Digging further into Bragg’s plans reveals some truly radical proposals. First, Bragg will immediately begin de-prosecuting certain offenses, refusing to punish violations of certain duly enacted criminal laws. These include resisting arrest, trespassing, fare evasion, marijuana possession, driving with a suspended license, and any traffic violation. Manhattan apparently must accept disorder on the sidewalks, streets, and subways; and the police must prepare for resistance at every arrest.

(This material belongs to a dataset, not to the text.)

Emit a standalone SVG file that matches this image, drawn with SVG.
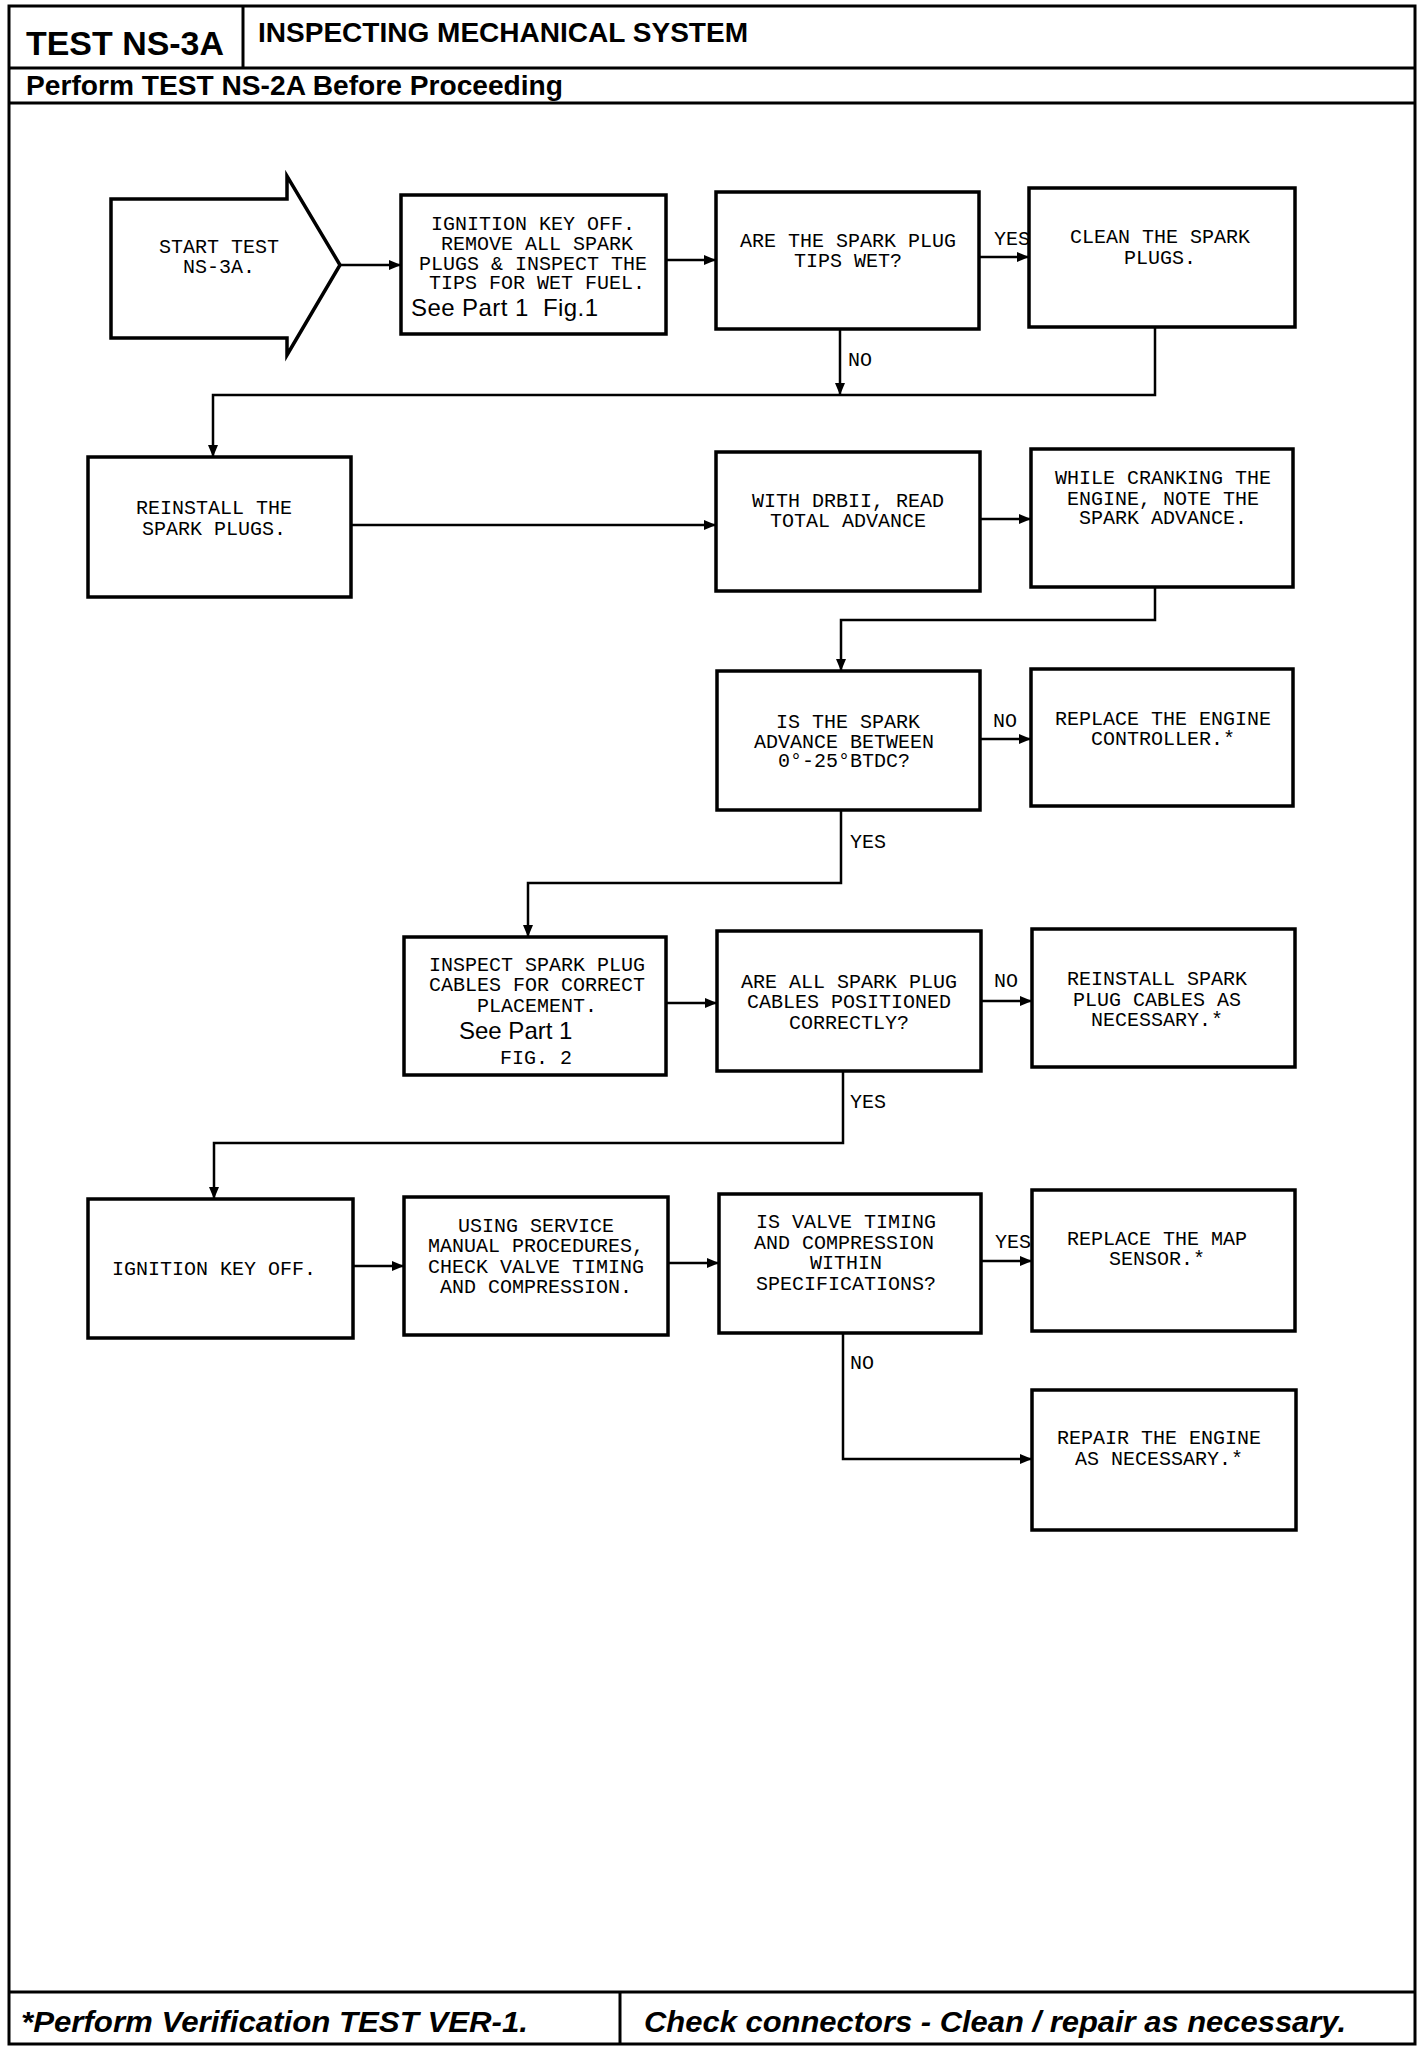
<svg xmlns="http://www.w3.org/2000/svg" width="1424" height="2048" viewBox="0 0 1424 2048">
<defs>
<marker id="arr" markerUnits="userSpaceOnUse" markerWidth="12" markerHeight="10" viewBox="0 0 12 10" refX="12" refY="5" orient="auto">
<path d="M0,0 L12,5 L0,10 Z" fill="#000"/>
</marker>
</defs>
<style>
.frame{fill:none;stroke:#000;stroke-width:3}
.box{fill:#fff;stroke:#000;stroke-width:3.5}
.c{fill:none;stroke:#000;stroke-width:2.5}
.t{font-family:"Liberation Mono","DejaVu Sans Mono",monospace;font-size:20px;fill:#000;text-anchor:middle}
.l{font-family:"Liberation Mono","DejaVu Sans Mono",monospace;font-size:20px;fill:#000}
.s{font-family:"Liberation Sans",Arial,sans-serif;font-size:24px;fill:#000}
.h{font-family:"Liberation Sans",Arial,sans-serif;font-weight:bold;fill:#000}
.f{font-family:"Liberation Sans",Arial,sans-serif;font-weight:bold;font-style:italic;fill:#000;font-size:29px}
</style>
<rect width="1424" height="2048" fill="#fff"/>
<g id="frame">
<rect class="frame" x="9" y="6" width="1406" height="2038"/>
<line class="frame" x1="9" y1="68" x2="1415" y2="68"/>
<line class="frame" x1="9" y1="103" x2="1415" y2="103"/>
<line class="frame" x1="243" y1="6" x2="243" y2="68"/>
<line class="frame" x1="9" y1="1992" x2="1415" y2="1992"/>
<line class="frame" x1="620" y1="1992" x2="620" y2="2044"/>
<text class="h" x="26" y="55" font-size="33" textLength="198" lengthAdjust="spacingAndGlyphs">TEST NS-3A</text>
<text class="h" x="258" y="42" font-size="28" textLength="490" lengthAdjust="spacingAndGlyphs">INSPECTING MECHANICAL SYSTEM</text>
<text class="h" x="26" y="95" font-size="28" textLength="537" lengthAdjust="spacingAndGlyphs">Perform TEST NS-2A Before Proceeding</text>
<text class="f" x="21" y="2032" textLength="507" lengthAdjust="spacingAndGlyphs">*Perform Verification TEST VER-1.</text>
<text class="f" x="644" y="2032" textLength="702" lengthAdjust="spacingAndGlyphs">Check connectors - Clean / repair as necessary.</text>
</g>
<g id="connectors">
<line class="c" x1="340" y1="265" x2="401" y2="265" marker-end="url(#arr)"/>
<line class="c" x1="666" y1="260" x2="716" y2="260" marker-end="url(#arr)"/>
<line class="c" x1="979" y1="257" x2="1029" y2="257" marker-end="url(#arr)"/>
<line class="c" x1="840" y1="329" x2="840" y2="395" marker-end="url(#arr)"/>
<polyline class="c" points="1155,327 1155,395 213,395 213,457" marker-end="url(#arr)"/>
<line class="c" x1="351" y1="525" x2="716" y2="525" marker-end="url(#arr)"/>
<line class="c" x1="980" y1="519" x2="1031" y2="519" marker-end="url(#arr)"/>
<polyline class="c" points="1155,587 1155,620 841,620 841,671" marker-end="url(#arr)"/>
<line class="c" x1="980" y1="739" x2="1031" y2="739" marker-end="url(#arr)"/>
<polyline class="c" points="841,810 841,883 528,883 528,937" marker-end="url(#arr)"/>
<line class="c" x1="666" y1="1003" x2="717" y2="1003" marker-end="url(#arr)"/>
<line class="c" x1="981" y1="1001" x2="1032" y2="1001" marker-end="url(#arr)"/>
<polyline class="c" points="843,1071 843,1143 214,1143 214,1199" marker-end="url(#arr)"/>
<line class="c" x1="353" y1="1266" x2="404" y2="1266" marker-end="url(#arr)"/>
<line class="c" x1="668" y1="1263" x2="719" y2="1263" marker-end="url(#arr)"/>
<line class="c" x1="981" y1="1261" x2="1032" y2="1261" marker-end="url(#arr)"/>
<polyline class="c" points="843,1333 843,1459 1032,1459" marker-end="url(#arr)"/>
<text class="l" x="994" y="245">YES</text>
<text class="l" x="848" y="366">NO</text>
<text class="l" x="993" y="727">NO</text>
<text class="l" x="850" y="848">YES</text>
<text class="l" x="994" y="987">NO</text>
<text class="l" x="850" y="1108">YES</text>
<text class="l" x="995" y="1248">YES</text>
<text class="l" x="850" y="1369">NO</text>
</g>
<g id="n-start">
<polygon class="box" points="111,199 287,199 287,176 340,265 287,355 287,338 111,338"/>
<text class="t" x="219" y="253">START TEST</text>
<text class="t" x="219" y="273">NS-3A.</text>
</g>
<g id="n-remove">
<rect class="box" x="401" y="195" width="265" height="139"/>
<text class="t" x="533" y="230">IGNITION KEY OFF.</text>
<text class="t" x="537" y="250">REMOVE ALL SPARK</text>
<text class="t" x="533" y="270">PLUGS &amp; INSPECT THE</text>
<text class="t" x="537" y="289">TIPS FOR WET FUEL.</text>
<text class="s" x="411" y="316" xml:space="preserve" textLength="187" lengthAdjust="spacing">See Part 1  Fig.1</text>
</g>
<g id="n-wet">
<rect class="box" x="716" y="192" width="263" height="137"/>
<text class="t" x="848" y="247">ARE THE SPARK PLUG</text>
<text class="t" x="848" y="267">TIPS WET?</text>
</g>
<g id="n-clean">
<rect class="box" x="1029" y="188" width="266" height="139"/>
<text class="t" x="1160" y="243">CLEAN THE SPARK</text>
<text class="t" x="1160" y="264">PLUGS.</text>
</g>
<g id="n-reinstall">
<rect class="box" x="88" y="457" width="263" height="140"/>
<text class="t" x="214" y="514">REINSTALL THE</text>
<text class="t" x="214" y="535">SPARK PLUGS.</text>
</g>
<g id="n-drb">
<rect class="box" x="716" y="452" width="264" height="139"/>
<text class="t" x="848" y="507">WITH DRBII, READ</text>
<text class="t" x="848" y="527">TOTAL ADVANCE</text>
</g>
<g id="n-crank">
<rect class="box" x="1031" y="449" width="262" height="138"/>
<text class="t" x="1163" y="484">WHILE CRANKING THE</text>
<text class="t" x="1163" y="505">ENGINE, NOTE THE</text>
<text class="t" x="1163" y="524">SPARK ADVANCE.</text>
</g>
<g id="n-between">
<rect class="box" x="717" y="671" width="263" height="139"/>
<text class="t" x="848" y="728">IS THE SPARK</text>
<text class="t" x="844" y="748">ADVANCE BETWEEN</text>
<text class="t" x="844" y="767">0°-25°BTDC?</text>
</g>
<g id="n-controller">
<rect class="box" x="1031" y="669" width="262" height="137"/>
<text class="t" x="1163" y="725">REPLACE THE ENGINE</text>
<text class="t" x="1163" y="745">CONTROLLER.*</text>
</g>
<g id="n-inspect">
<rect class="box" x="404" y="937" width="262" height="138"/>
<text class="t" x="537" y="971">INSPECT SPARK PLUG</text>
<text class="t" x="537" y="991">CABLES FOR CORRECT</text>
<text class="t" x="537" y="1012">PLACEMENT.</text>
<text class="s" x="459" y="1039">See Part 1</text>
<text class="t" x="536" y="1064">FIG. 2</text>
</g>
<g id="n-positioned">
<rect class="box" x="717" y="931" width="264" height="140"/>
<text class="t" x="849" y="988">ARE ALL SPARK PLUG</text>
<text class="t" x="849" y="1008">CABLES POSITIONED</text>
<text class="t" x="849" y="1029">CORRECTLY?</text>
</g>
<g id="n-cables">
<rect class="box" x="1032" y="929" width="263" height="138"/>
<text class="t" x="1157" y="985">REINSTALL SPARK</text>
<text class="t" x="1157" y="1006">PLUG CABLES AS</text>
<text class="t" x="1157" y="1026">NECESSARY.*</text>
</g>
<g id="n-keyoff">
<rect class="box" x="88" y="1199" width="265" height="139"/>
<text class="t" x="214" y="1275">IGNITION KEY OFF.</text>
</g>
<g id="n-service">
<rect class="box" x="404" y="1197" width="264" height="138"/>
<text class="t" x="536" y="1232">USING SERVICE</text>
<text class="t" x="536" y="1252">MANUAL PROCEDURES,</text>
<text class="t" x="536" y="1273">CHECK VALVE TIMING</text>
<text class="t" x="536" y="1293">AND COMPRESSION.</text>
</g>
<g id="n-valve">
<rect class="box" x="719" y="1194" width="262" height="139"/>
<text class="t" x="846" y="1228">IS VALVE TIMING</text>
<text class="t" x="844" y="1249">AND COMPRESSION</text>
<text class="t" x="846" y="1269">WITHIN</text>
<text class="t" x="846" y="1290">SPECIFICATIONS?</text>
</g>
<g id="n-map">
<rect class="box" x="1032" y="1190" width="263" height="141"/>
<text class="t" x="1157" y="1245">REPLACE THE MAP</text>
<text class="t" x="1157" y="1265">SENSOR.*</text>
</g>
<g id="n-repair">
<rect class="box" x="1032" y="1390" width="264" height="140"/>
<text class="t" x="1159" y="1444">REPAIR THE ENGINE</text>
<text class="t" x="1159" y="1465">AS NECESSARY.*</text>
</g>
</svg>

For those offenses that are prosecuted, Bragg announced plans to allow just about every offender to walk free the same day. “Non-incarceration is the outcome for every case except those with charges of homicide or the death of a victim, a class B violent felony in which a deadly weapon causes serious physical injury, or felony sex offenses,” his campaign materials read. Will offenders who shoot at people and miss, armed robbers who display a gun but do not fire it, drug dealers, and felons in possession of firearms all be released the same day they are arrested? Bragg proposes the same non-incarceration matrix for both bail and criminal convictions.
Bragg tops off these detailed proposals with the usual progressive mantra of ending mass incarceration, curtailing racial disparities in the criminal justice system, and cracking down on police misconduct. He also pledges to hire as a member of his senior staff a public defender who “will oversee implementation of new policies relating to declination and diversion, alternatives to incarceration, reentry, and restorative justice.” It is unclear why a prosecutor is not qualified to handle those duties.
As with most candidates, the devil is in the details. Bragg boasts an impressive life story and résumé. His experience may lead him to get down to the serious business of restoring peace and order to the city. But certain details of his policies sound suspiciously like the formula that has led to needless death and disorder in other progressive cities.